Only the lines from the start of the data through the line containing "const satPriority = [70, 65, 60, 58, 58, 56];" should be written out, exactly as they are, with both ends included and the pictures left out.
——
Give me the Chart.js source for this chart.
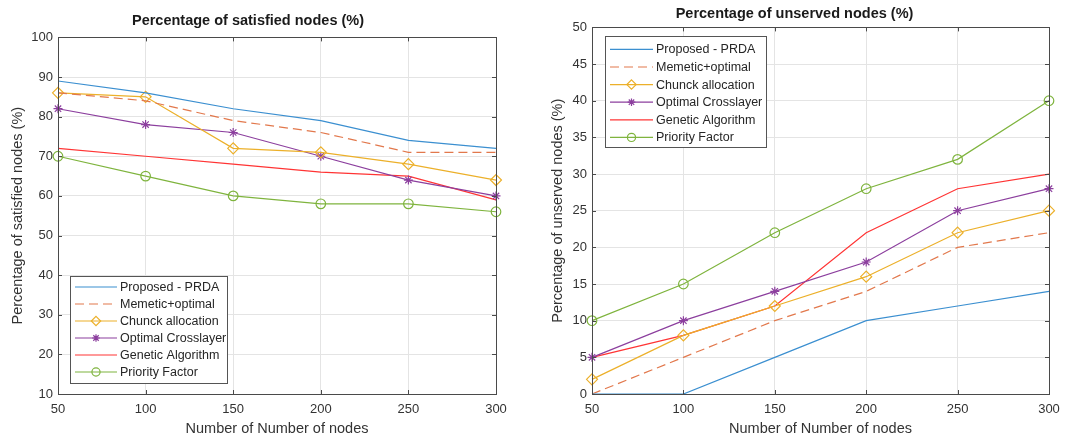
<!DOCTYPE html>
<html lang="en">
<head>
    <meta charset="UTF-8">
    <title>Satisfied and unserved nodes</title>
    <script src="https://cdn.jsdelivr.net/npm/chart.js"></script>
    <style>
        body {
            margin: 0;
            background-color: #fff;
            font-family: "Liberation Sans", Arial, sans-serif;
        }
        .wrap {
            position: relative;
            width: 1075px;
            height: 441px;
        }
        .panel {
            position: absolute;
            top: 0;
            height: 441px;
        }
        #leftPanel { left: 0; width: 540px; }
        #rightPanel { left: 540px; width: 535px; }
    </style>
</head>
<body>
    <div class="wrap">
        <div class="panel" id="leftPanel"><canvas id="satisfiedChart"></canvas></div>
        <div class="panel" id="rightPanel"><canvas id="unservedChart"></canvas></div>
    </div>

    <script>
        // x values (number of nodes)
        const nodeCounts = ['50', '100', '150', '200', '250', '300'];

        const seriesNames = ['Proposed - PRDA', 'Memetic+optimal', 'Chunck allocation',
                             'Optimal Crosslayer', 'Genetic Algorithm', 'Priority Factor'];

        // left chart: satisfied nodes (%)
        const satProposed = [89, 86, 82, 79, 74, 72];
        const satMemetic  = [86, 84, 79, 76, 71, 71];
        const satChunck   = [86, 85, 72, 71, 68, 64];
        const satOptimal  = [82, 78, 76, 70, 64, 60];
        const satGenetic  = [72, 70, 68, 66, 65, 59];
        const satPriority = [70, 65, 60, 58, 58, 56];

        // right chart: unserved nodes (%)
        const unsProposed = [0, 0, 5, 10, 12, 14];
        const unsMemetic  = [0, 5, 10, 14, 20, 22];
        const unsChunck   = [2, 8, 12, 16, 22, 25];
        const unsOptimal  = [5, 10, 14, 18, 25, 28];
        const unsGenetic  = [5, 8, 12, 22, 28, 30];
        const unsPriority = [10, 15, 22, 28, 32, 40];

        const colors = ['#3b8fd0', '#e2784c', '#ecb02a', '#8c3f9e', '#ff3434', '#7fb43e'];
        const dashes = [[], [9, 5], [], [], [], []];
        const markers = [false, false, 'rectRot', 'star', false, 'circle'];
        const markerSize = [0, 0, 5.5, 4.5, 0, 4.8];

        const textColor = '#333';
        const fontFamily = '"Liberation Sans", Arial, sans-serif';

        function buildDatasets(valueLists) {
            return valueLists.map(function(values, i) {
                return {
                    label: seriesNames[i],
                    data: values,
                    borderColor: colors[i],
                    backgroundColor: 'transparent',
                    borderWidth: 1.2,
                    borderDash: dashes[i],
                    pointStyle: markers[i],
                    pointRadius: markerSize[i],
                    pointBorderColor: colors[i],
                    pointBackgroundColor: 'transparent',
                    pointBorderWidth: 1.2,
                    tension: 0,
                    fill: false
                };
            });
        }

        function drawMarker(ctx, style, x, y, r) {
            ctx.beginPath();
            if (style === 'circle') {
                ctx.arc(x, y, r, 0, Math.PI * 2);
            } else if (style === 'rectRot') {
                ctx.moveTo(x, y - r);
                ctx.lineTo(x + r, y);
                ctx.lineTo(x, y + r);
                ctx.lineTo(x - r, y);
                ctx.closePath();
            } else if (style === 'star') {
                for (let k = 0; k < 4; k++) {
                    const a = k * Math.PI / 4;
                    ctx.moveTo(x - r * Math.cos(a), y - r * Math.sin(a));
                    ctx.lineTo(x + r * Math.cos(a), y + r * Math.sin(a));
                }
            }
            ctx.stroke();
        }

        // box around the axes, inward ticks, legend inside the plot
        const axesBox = {
            id: 'axesBox',
            afterDatasetsDraw(chart) {
                const a = chart.chartArea;
                const ctx = chart.ctx;
                ctx.save();
                ctx.strokeStyle = '#4a4a4a';
                ctx.lineWidth = 1;
                ctx.setLineDash([]);
                const xs = chart.scales.x, ys = chart.scales.y;
                ctx.beginPath();
                xs.ticks.forEach(function(t, i) {
                    const px = Math.round(xs.getPixelForTick(i)) + 0.5;
                    ctx.moveTo(px, a.bottom); ctx.lineTo(px, a.bottom - 4);
                    ctx.moveTo(px, a.top); ctx.lineTo(px, a.top + 4);
                });
                ys.ticks.forEach(function(t, i) {
                    const py = Math.round(ys.getPixelForTick(i)) + 0.5;
                    ctx.moveTo(a.left, py); ctx.lineTo(a.left + 4, py);
                    ctx.moveTo(a.right, py); ctx.lineTo(a.right - 4, py);
                });
                ctx.stroke();
                ctx.strokeRect(Math.round(a.left) + 0.5, Math.round(a.top) + 0.5,
                               Math.round(a.right - a.left), Math.round(a.bottom - a.top));
                ctx.restore();
            },
            afterDraw(chart, args, opts) {
                const a = chart.chartArea;
                const ctx = chart.ctx;
                const bx = a.left + opts.dx;
                const by = opts.fromBottom ? a.bottom - opts.dy - opts.h : a.top + opts.dy;
                ctx.save();
                ctx.fillStyle = '#fff';
                ctx.fillRect(bx, by, opts.w, opts.h);
                ctx.strokeStyle = '#555';
                ctx.lineWidth = 1;
                ctx.strokeRect(Math.round(bx) + 0.5, Math.round(by) + 0.5, opts.w, opts.h);
                ctx.font = opts.fontSize + 'px ' + fontFamily;
                ctx.textBaseline = 'middle';
                chart.data.datasets.forEach(function(ds, i) {
                    const y = by + opts.firstRow + i * opts.rowH;
                    const x0 = bx + 5, x1 = x0 + opts.lineLen;
                    ctx.strokeStyle = ds.borderColor;
                    ctx.lineWidth = 1.2;
                    ctx.setLineDash(ds.borderDash);
                    ctx.beginPath();
                    ctx.moveTo(x0, y); ctx.lineTo(x1, y);
                    ctx.stroke();
                    ctx.setLineDash([]);
                    if (ds.pointStyle) {
                        drawMarker(ctx, ds.pointStyle, (x0 + x1) / 2, y, ds.pointRadius * 0.85);
                    }
                    ctx.fillStyle = '#262626';
                    ctx.fillText(ds.label, x1 + 3, y + 0.5);
                });
                ctx.restore();
            }
        };

        function makeChart(canvasId, values, cfg) {
            return new Chart(document.getElementById(canvasId), {
                type: 'line',
                data: { labels: nodeCounts, datasets: buildDatasets(values) },
                plugins: [axesBox],
                options: {
                    responsive: true,
                    maintainAspectRatio: false,
                    animation: false,
                    layout: { padding: { left: 0, right: cfg.padRight, top: 0, bottom: 0 } },
                    plugins: {
                        legend: { display: false },
                        tooltip: { enabled: false },
                        title: {
                            display: true,
                            text: cfg.title,
                            color: '#1a1a1a',
                            font: { family: fontFamily, size: 14.5, weight: 'bold' },
                            padding: cfg.titlePad
                        },
                        axesBox: cfg.legend
                    },
                    scales: {
                        x: {
                            type: 'category',
                            offset: false,
                            grid: { color: '#e4e4e4', drawTicks: false },
                            border: { display: false },
                            ticks: { color: textColor, padding: 8, font: { family: fontFamily, size: 13 } },
                            title: {
                                display: true,
                                text: 'Number of Number of nodes',
                                color: textColor,
                                font: { family: fontFamily, size: 14.5 },
                                padding: { top: 0, bottom: 3 }
                            },
                            afterFit(scale) { scale.height = 47; }
                        },
                        y: {
                            min: cfg.yMin,
                            max: cfg.yMax,
                            grid: { color: '#e4e4e4', drawTicks: false },
                            border: { display: false },
                            ticks: { stepSize: cfg.yStep, color: textColor, padding: 5,
                                     font: { family: fontFamily, size: 13 } },
                            title: {
                                display: true,
                                text: cfg.yTitle,
                                color: textColor,
                                font: { family: fontFamily, size: 14.5 },
                                padding: { top: 9, bottom: 0 }
                            },
                            afterFit(scale) { scale.width = cfg.yWidth; }
                        }
                    }
                }
            });
        }

        makeChart('satisfiedChart',
            [satProposed, satMemetic, satChunck, satOptimal, satGenetic, satPriority], {
            title: 'Percentage of satisfied nodes (%)',
            titlePad: { top: 12, bottom: 8 },
            yTitle: 'Percentage of satisfied nodes (%)',
            yMin: 10, yMax: 100, yStep: 10,
            yWidth: 58, padRight: 44,
            legend: { dx: 12, dy: 11, fromBottom: true, w: 157, h: 107,
                      firstRow: 11, rowH: 17, lineLen: 42, fontSize: 12.5 }
        });

        makeChart('unservedChart',
            [unsProposed, unsMemetic, unsChunck, unsOptimal, unsGenetic, unsPriority], {
            title: 'Percentage of unserved nodes (%)',
            titlePad: { top: 5, bottom: 5 },
            yTitle: 'Percentage of unserved nodes (%)',
            yMin: 0, yMax: 50, yStep: 5,
            yWidth: 52, padRight: 26,
            legend: { dx: 13, dy: 9, fromBottom: false, w: 161, h: 111,
                      firstRow: 13, rowH: 17.6, lineLen: 43, fontSize: 12.5 }
        });
    </script>
</body>
</html>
——
Solution to this task —
Give me the Chart.js source for this chart.
<!DOCTYPE html>
<html lang="en">
<head>
    <meta charset="UTF-8">
    <title>Satisfied and unserved nodes</title>
    <script src="https://cdn.jsdelivr.net/npm/chart.js"></script>
    <style>
        body {
            margin: 0;
            background-color: #fff;
            font-family: "Liberation Sans", Arial, sans-serif;
        }
        .wrap {
            position: relative;
            width: 1075px;
            height: 441px;
        }
        .panel {
            position: absolute;
            top: 0;
            height: 441px;
        }
        #leftPanel { left: 0; width: 540px; }
        #rightPanel { left: 540px; width: 535px; }
    </style>
</head>
<body>
    <div class="wrap">
        <div class="panel" id="leftPanel"><canvas id="satisfiedChart"></canvas></div>
        <div class="panel" id="rightPanel"><canvas id="unservedChart"></canvas></div>
    </div>

    <script>
        // x values (number of nodes)
        const nodeCounts = ['50', '100', '150', '200', '250', '300'];

        const seriesNames = ['Proposed - PRDA', 'Memetic+optimal', 'Chunck allocation',
                             'Optimal Crosslayer', 'Genetic Algorithm', 'Priority Factor'];

        // left chart: satisfied nodes (%)
        const satProposed = [89, 86, 82, 79, 74, 72];
        const satMemetic  = [86, 84, 79, 76, 71, 71];
        const satChunck   = [86, 85, 72, 71, 68, 64];
        const satOptimal  = [82, 78, 76, 70, 64, 60];
        const satGenetic  = [72, 70, 68, 66, 65, 59];
        const satPriority = [70, 65, 60, 58, 58, 56];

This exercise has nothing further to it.